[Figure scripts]
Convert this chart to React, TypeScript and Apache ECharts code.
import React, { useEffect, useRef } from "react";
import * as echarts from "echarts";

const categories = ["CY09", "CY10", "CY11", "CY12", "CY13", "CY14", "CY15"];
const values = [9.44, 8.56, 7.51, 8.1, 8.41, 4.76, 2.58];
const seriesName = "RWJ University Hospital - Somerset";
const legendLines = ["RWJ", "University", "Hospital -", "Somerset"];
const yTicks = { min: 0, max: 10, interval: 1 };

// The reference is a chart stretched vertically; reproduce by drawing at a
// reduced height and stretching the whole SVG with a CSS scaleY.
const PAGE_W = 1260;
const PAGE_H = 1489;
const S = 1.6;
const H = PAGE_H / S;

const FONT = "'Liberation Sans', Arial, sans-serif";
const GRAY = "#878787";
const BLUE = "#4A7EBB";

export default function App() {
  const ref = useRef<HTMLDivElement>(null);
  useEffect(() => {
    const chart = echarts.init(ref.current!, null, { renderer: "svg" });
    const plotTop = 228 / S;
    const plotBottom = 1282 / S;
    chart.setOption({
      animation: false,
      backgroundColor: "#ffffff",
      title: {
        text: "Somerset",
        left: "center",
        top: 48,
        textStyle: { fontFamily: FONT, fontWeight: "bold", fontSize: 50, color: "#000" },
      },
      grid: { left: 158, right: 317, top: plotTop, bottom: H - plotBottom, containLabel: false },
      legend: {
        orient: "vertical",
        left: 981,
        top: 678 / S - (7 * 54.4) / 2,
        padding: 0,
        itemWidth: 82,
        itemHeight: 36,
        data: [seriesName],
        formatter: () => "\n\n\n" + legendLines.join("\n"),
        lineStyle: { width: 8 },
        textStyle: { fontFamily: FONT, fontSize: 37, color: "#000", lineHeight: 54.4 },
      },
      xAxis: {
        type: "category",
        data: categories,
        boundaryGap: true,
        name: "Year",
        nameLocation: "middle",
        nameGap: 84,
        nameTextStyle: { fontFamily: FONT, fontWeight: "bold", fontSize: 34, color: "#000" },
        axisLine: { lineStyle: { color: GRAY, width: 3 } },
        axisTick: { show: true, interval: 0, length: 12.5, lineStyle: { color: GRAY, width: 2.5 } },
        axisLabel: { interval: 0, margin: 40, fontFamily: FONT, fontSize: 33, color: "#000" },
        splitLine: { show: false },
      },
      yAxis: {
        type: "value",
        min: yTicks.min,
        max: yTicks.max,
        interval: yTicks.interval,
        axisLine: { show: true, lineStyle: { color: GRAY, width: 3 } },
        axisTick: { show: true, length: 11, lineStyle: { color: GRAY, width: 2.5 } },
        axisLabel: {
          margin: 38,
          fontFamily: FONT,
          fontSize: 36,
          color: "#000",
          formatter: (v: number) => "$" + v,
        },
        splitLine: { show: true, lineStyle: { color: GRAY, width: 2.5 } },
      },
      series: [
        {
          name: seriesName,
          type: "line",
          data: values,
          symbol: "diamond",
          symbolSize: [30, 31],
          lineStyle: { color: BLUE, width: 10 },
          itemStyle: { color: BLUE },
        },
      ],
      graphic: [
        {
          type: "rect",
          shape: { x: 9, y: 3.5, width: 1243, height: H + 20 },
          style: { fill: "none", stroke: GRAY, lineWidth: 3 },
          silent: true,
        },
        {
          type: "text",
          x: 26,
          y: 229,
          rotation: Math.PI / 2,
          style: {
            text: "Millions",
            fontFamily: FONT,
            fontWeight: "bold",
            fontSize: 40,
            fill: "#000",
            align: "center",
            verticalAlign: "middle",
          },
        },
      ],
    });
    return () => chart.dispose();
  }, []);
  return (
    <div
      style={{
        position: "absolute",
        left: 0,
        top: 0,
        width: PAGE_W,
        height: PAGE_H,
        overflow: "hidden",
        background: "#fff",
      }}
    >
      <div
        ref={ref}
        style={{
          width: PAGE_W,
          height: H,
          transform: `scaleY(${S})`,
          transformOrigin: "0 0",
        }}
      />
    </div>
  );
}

==

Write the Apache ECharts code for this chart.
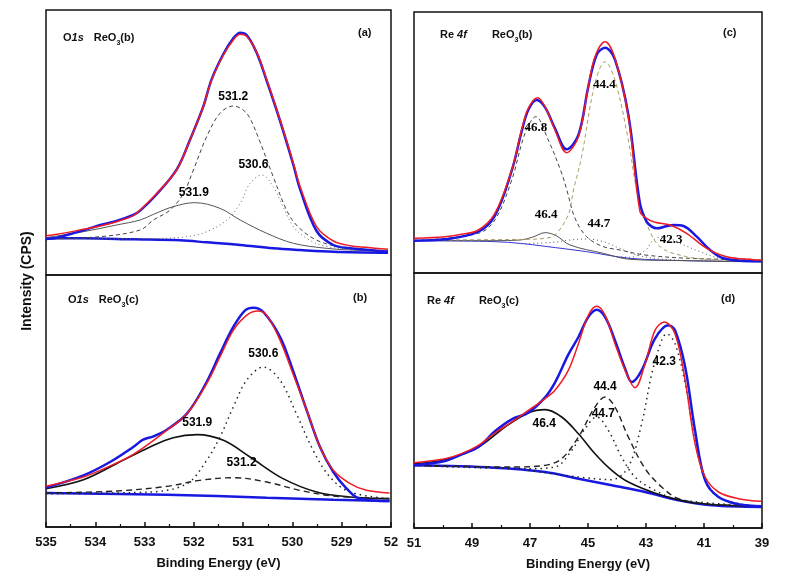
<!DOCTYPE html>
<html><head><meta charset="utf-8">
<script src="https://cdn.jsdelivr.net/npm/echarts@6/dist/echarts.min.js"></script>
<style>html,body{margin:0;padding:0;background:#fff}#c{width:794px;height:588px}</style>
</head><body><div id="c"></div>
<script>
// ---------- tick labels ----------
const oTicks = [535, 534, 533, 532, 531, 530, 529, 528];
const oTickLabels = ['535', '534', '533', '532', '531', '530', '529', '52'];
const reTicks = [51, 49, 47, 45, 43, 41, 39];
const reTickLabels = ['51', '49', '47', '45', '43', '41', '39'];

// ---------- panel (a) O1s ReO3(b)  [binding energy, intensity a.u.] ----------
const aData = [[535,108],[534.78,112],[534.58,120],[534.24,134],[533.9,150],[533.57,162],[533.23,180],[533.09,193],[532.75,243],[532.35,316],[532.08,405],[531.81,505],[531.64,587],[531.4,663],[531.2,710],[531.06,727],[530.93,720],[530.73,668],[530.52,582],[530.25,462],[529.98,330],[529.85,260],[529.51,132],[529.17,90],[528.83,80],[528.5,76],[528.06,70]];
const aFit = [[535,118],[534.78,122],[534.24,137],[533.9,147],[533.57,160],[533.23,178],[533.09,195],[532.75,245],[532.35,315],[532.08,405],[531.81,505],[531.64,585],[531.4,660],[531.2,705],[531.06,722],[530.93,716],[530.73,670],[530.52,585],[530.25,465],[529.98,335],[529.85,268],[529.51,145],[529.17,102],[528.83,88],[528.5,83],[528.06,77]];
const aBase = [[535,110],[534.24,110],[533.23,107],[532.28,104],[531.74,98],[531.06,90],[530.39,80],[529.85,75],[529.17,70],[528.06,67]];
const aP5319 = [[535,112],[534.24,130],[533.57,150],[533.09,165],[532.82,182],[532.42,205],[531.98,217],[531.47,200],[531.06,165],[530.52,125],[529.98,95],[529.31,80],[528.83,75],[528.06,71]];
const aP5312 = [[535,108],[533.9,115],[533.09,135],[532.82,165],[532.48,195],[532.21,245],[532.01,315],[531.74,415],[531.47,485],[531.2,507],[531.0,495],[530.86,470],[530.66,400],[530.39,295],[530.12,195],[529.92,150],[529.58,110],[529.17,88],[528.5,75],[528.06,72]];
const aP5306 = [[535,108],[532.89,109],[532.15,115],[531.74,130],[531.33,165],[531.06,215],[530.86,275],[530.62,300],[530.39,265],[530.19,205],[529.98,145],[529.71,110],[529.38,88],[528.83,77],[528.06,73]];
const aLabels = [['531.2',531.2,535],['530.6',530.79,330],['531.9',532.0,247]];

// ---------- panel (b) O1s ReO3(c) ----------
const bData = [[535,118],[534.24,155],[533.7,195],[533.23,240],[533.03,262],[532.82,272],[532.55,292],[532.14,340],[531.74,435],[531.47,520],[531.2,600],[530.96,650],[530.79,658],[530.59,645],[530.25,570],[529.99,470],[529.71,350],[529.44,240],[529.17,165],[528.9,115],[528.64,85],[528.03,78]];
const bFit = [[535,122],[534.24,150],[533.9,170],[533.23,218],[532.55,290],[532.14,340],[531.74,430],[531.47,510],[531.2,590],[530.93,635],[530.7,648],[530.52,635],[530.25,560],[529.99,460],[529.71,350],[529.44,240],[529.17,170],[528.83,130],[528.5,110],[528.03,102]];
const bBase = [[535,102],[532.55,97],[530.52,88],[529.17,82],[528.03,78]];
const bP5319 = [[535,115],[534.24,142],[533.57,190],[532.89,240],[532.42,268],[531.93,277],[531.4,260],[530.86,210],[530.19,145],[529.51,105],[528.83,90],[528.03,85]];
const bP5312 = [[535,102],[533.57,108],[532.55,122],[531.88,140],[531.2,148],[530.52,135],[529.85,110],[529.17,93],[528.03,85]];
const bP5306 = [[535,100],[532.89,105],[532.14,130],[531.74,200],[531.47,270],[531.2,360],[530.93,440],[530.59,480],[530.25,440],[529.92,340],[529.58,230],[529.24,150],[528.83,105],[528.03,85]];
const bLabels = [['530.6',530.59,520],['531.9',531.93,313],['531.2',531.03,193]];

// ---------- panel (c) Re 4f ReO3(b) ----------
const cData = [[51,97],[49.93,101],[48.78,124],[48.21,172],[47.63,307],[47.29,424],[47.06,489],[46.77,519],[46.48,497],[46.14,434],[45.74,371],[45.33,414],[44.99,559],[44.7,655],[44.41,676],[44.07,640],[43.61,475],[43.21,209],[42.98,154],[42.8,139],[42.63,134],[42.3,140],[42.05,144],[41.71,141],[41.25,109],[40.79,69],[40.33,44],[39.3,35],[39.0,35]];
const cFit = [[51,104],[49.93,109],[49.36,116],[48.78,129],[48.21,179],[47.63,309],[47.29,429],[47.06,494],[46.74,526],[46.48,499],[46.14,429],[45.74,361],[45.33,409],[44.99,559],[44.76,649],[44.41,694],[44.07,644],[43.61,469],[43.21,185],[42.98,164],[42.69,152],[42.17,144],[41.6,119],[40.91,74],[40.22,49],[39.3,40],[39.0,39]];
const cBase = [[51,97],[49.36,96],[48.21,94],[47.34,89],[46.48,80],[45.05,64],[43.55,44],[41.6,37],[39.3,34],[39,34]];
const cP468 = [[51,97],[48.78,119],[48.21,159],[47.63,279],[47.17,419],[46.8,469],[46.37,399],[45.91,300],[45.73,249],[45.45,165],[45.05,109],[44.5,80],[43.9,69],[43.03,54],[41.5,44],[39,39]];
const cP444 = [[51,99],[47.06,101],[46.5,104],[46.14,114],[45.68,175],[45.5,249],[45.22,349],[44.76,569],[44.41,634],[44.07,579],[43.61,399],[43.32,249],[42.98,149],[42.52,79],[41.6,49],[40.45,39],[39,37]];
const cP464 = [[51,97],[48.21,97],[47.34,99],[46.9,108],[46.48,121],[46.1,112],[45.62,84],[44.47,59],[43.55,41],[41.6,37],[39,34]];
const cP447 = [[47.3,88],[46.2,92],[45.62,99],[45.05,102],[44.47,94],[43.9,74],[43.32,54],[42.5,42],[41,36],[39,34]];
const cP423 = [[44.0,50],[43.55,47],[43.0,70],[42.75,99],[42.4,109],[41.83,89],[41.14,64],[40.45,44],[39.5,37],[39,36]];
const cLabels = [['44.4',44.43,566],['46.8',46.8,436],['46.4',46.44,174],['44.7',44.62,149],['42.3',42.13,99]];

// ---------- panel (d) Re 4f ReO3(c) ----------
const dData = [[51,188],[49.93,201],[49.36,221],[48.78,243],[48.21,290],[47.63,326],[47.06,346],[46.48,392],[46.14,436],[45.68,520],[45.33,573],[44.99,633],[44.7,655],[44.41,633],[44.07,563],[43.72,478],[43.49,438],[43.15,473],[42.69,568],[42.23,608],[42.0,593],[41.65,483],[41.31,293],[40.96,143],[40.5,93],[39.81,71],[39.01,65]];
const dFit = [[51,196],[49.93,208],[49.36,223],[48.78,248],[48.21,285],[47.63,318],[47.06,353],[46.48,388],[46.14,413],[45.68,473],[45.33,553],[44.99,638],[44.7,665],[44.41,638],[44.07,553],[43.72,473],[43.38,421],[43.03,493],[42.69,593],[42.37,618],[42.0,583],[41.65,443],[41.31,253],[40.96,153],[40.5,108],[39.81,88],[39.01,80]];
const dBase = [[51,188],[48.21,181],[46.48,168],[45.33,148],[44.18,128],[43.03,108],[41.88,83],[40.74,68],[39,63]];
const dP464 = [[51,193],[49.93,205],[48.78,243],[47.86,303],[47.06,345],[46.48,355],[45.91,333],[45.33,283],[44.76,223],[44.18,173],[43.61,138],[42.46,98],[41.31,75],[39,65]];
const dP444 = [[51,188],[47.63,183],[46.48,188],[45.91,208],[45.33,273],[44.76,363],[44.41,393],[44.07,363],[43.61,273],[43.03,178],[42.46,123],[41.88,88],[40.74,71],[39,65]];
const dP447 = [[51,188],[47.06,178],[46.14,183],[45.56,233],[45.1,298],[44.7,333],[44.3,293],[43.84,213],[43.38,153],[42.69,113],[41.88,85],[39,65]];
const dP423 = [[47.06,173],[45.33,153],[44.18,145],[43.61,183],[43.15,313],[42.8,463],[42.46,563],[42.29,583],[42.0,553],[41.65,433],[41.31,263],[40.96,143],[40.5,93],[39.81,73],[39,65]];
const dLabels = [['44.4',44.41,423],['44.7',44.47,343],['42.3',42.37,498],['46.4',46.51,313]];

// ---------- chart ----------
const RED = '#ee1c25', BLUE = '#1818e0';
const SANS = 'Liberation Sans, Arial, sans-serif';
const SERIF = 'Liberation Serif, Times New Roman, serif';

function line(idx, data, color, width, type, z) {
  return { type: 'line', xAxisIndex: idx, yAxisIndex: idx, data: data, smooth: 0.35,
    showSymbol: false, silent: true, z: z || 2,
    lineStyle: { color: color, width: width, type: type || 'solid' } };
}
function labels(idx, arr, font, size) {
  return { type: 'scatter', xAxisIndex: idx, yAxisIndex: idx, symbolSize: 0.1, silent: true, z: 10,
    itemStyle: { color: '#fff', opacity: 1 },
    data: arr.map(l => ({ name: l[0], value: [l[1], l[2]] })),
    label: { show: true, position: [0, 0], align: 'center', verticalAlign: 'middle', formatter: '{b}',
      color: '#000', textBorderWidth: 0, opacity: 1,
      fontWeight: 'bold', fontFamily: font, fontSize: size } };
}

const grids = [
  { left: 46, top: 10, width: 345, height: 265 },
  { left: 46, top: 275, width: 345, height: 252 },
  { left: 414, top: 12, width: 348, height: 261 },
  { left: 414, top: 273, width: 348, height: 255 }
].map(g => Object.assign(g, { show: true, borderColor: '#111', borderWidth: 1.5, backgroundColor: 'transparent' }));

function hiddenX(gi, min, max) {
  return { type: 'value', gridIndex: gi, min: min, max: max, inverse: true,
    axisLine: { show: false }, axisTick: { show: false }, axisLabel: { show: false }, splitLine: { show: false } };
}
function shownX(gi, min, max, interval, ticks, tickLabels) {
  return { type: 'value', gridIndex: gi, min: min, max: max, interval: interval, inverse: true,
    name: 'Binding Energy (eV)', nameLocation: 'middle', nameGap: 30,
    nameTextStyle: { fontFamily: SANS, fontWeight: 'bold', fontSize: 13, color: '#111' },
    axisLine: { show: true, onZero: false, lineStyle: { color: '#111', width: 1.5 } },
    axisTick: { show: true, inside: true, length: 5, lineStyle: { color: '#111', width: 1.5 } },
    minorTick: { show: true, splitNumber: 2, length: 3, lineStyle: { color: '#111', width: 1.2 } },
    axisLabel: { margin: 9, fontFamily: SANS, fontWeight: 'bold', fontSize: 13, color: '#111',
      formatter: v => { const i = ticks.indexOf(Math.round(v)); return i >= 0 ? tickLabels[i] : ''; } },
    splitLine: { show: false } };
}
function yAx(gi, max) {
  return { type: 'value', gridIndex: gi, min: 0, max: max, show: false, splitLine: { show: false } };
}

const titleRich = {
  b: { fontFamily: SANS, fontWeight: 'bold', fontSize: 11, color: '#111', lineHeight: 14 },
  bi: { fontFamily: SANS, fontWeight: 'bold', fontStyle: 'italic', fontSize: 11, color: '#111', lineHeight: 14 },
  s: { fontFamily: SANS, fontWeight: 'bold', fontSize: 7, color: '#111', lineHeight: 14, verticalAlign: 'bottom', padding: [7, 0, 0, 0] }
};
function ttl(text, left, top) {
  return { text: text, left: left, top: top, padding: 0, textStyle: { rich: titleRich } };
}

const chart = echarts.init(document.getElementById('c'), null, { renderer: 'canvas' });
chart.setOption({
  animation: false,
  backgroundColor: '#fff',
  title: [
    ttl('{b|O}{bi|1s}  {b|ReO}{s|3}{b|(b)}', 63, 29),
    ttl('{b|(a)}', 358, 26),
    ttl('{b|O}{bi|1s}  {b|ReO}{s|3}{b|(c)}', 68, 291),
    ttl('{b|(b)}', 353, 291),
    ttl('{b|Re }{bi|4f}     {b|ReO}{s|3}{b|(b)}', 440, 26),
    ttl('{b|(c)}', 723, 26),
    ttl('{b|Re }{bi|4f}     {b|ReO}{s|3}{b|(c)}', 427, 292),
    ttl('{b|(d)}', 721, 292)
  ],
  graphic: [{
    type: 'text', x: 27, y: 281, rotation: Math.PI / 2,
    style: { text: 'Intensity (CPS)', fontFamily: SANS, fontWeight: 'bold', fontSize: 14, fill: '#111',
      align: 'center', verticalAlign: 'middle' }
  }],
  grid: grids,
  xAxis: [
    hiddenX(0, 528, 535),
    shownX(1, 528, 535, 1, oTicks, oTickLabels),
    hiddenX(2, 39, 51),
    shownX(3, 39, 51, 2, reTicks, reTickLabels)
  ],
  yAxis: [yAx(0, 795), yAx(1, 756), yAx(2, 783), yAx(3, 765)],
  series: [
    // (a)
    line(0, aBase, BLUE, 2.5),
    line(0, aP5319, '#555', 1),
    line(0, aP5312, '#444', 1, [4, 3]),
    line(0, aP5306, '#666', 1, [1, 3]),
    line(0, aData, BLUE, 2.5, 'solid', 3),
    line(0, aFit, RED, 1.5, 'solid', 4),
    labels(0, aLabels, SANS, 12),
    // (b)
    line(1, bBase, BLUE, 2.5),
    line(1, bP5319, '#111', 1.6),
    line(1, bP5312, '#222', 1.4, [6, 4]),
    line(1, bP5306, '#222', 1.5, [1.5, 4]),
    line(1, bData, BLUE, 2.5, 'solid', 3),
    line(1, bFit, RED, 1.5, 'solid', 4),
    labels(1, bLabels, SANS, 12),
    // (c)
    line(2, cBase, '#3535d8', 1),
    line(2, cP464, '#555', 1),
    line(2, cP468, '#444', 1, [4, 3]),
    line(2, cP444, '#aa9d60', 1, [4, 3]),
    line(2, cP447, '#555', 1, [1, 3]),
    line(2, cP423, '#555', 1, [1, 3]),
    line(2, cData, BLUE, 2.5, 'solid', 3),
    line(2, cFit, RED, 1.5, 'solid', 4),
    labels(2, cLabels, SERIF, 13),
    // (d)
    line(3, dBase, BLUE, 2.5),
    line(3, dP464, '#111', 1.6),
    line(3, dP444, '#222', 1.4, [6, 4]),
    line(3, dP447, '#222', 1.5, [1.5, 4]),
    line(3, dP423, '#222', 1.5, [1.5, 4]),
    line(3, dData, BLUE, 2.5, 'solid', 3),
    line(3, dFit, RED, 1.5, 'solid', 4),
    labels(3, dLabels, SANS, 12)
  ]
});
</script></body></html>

...

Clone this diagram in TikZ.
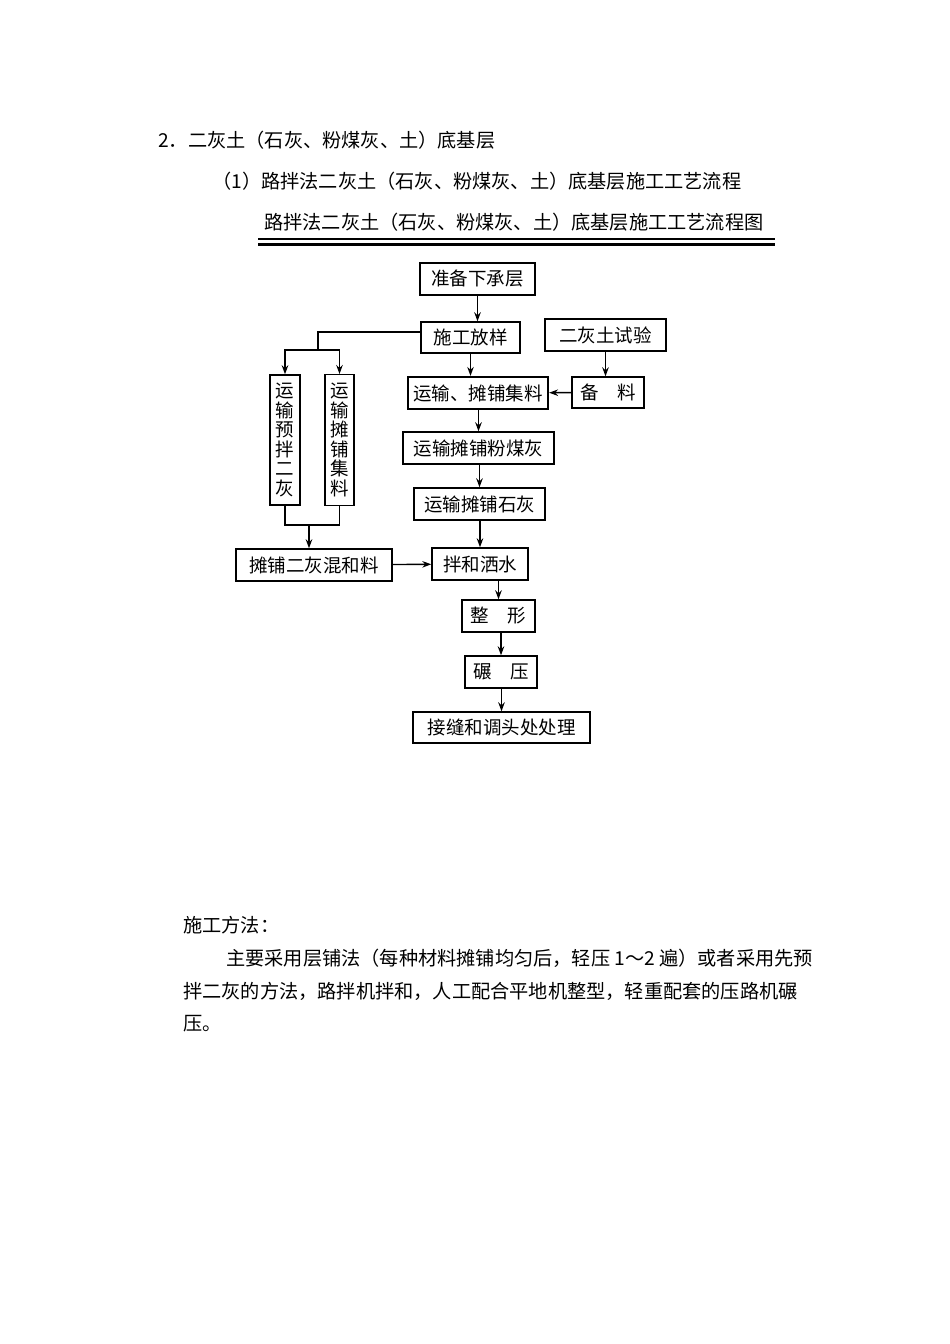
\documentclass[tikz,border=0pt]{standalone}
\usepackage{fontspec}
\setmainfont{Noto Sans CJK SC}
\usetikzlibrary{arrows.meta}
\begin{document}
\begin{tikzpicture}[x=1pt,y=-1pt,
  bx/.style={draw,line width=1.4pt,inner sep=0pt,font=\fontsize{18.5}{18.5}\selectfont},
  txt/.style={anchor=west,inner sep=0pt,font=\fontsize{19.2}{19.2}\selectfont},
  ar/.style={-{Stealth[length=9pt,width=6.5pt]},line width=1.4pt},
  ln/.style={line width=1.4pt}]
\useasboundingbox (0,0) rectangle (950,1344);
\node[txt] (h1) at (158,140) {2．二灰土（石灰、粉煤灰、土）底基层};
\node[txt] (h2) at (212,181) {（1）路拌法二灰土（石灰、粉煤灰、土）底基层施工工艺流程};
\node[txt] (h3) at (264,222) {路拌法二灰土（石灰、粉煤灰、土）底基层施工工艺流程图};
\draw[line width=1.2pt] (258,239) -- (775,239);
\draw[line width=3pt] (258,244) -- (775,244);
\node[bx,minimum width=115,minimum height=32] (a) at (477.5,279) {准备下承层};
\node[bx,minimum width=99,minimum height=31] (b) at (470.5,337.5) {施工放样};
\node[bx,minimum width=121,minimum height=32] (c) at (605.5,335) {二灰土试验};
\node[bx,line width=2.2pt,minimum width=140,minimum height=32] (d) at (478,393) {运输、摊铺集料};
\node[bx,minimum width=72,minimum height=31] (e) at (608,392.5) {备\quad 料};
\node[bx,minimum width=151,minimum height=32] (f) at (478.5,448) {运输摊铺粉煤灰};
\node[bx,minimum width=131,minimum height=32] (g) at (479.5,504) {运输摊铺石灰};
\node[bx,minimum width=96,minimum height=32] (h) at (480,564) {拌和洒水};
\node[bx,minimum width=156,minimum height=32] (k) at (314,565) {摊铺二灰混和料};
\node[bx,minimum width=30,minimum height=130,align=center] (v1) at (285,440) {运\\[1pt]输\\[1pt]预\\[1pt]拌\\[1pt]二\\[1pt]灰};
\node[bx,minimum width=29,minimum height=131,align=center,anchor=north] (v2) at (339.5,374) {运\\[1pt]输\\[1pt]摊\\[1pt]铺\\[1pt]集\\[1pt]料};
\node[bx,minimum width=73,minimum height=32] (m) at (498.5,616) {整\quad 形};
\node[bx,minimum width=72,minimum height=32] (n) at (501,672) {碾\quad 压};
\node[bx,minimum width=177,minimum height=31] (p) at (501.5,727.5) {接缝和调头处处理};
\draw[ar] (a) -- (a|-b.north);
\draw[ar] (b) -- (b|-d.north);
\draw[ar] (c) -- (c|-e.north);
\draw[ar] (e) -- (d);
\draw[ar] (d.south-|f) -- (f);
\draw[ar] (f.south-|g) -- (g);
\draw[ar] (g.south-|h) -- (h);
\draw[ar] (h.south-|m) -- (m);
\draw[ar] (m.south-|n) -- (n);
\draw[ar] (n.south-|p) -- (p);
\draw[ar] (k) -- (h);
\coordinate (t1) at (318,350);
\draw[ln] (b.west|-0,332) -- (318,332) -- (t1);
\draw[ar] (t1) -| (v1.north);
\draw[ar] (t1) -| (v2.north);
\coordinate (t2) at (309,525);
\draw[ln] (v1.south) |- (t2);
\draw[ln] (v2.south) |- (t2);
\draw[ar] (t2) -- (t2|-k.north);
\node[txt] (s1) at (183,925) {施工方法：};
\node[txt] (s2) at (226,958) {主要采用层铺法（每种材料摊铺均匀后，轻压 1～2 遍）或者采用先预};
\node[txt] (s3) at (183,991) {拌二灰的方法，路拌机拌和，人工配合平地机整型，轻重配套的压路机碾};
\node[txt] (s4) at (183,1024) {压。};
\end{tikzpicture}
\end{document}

## [Exercise]
Make an exact copy of the lines from the one that contains "Write the Apache ECharts code for this chart." through the one that contains "const reTickLabels = ['51', '49', '47', '45', '43', '41', '39'];", both included, and no other lines. Pictures are skipped.

## [Solution for this task]
Write the Apache ECharts code for this chart.
<!DOCTYPE html>
<html><head><meta charset="utf-8">
<script src="https://cdn.jsdelivr.net/npm/echarts@6/dist/echarts.min.js"></script>
<style>html,body{margin:0;padding:0;background:#fff}#c{width:794px;height:588px}</style>
</head><body><div id="c"></div>
<script>
// ---------- tick labels ----------
const oTicks = [535, 534, 533, 532, 531, 530, 529, 528];
const oTickLabels = ['535', '534', '533', '532', '531', '530', '529', '52'];
const reTicks = [51, 49, 47, 45, 43, 41, 39];
const reTickLabels = ['51', '49', '47', '45', '43', '41', '39'];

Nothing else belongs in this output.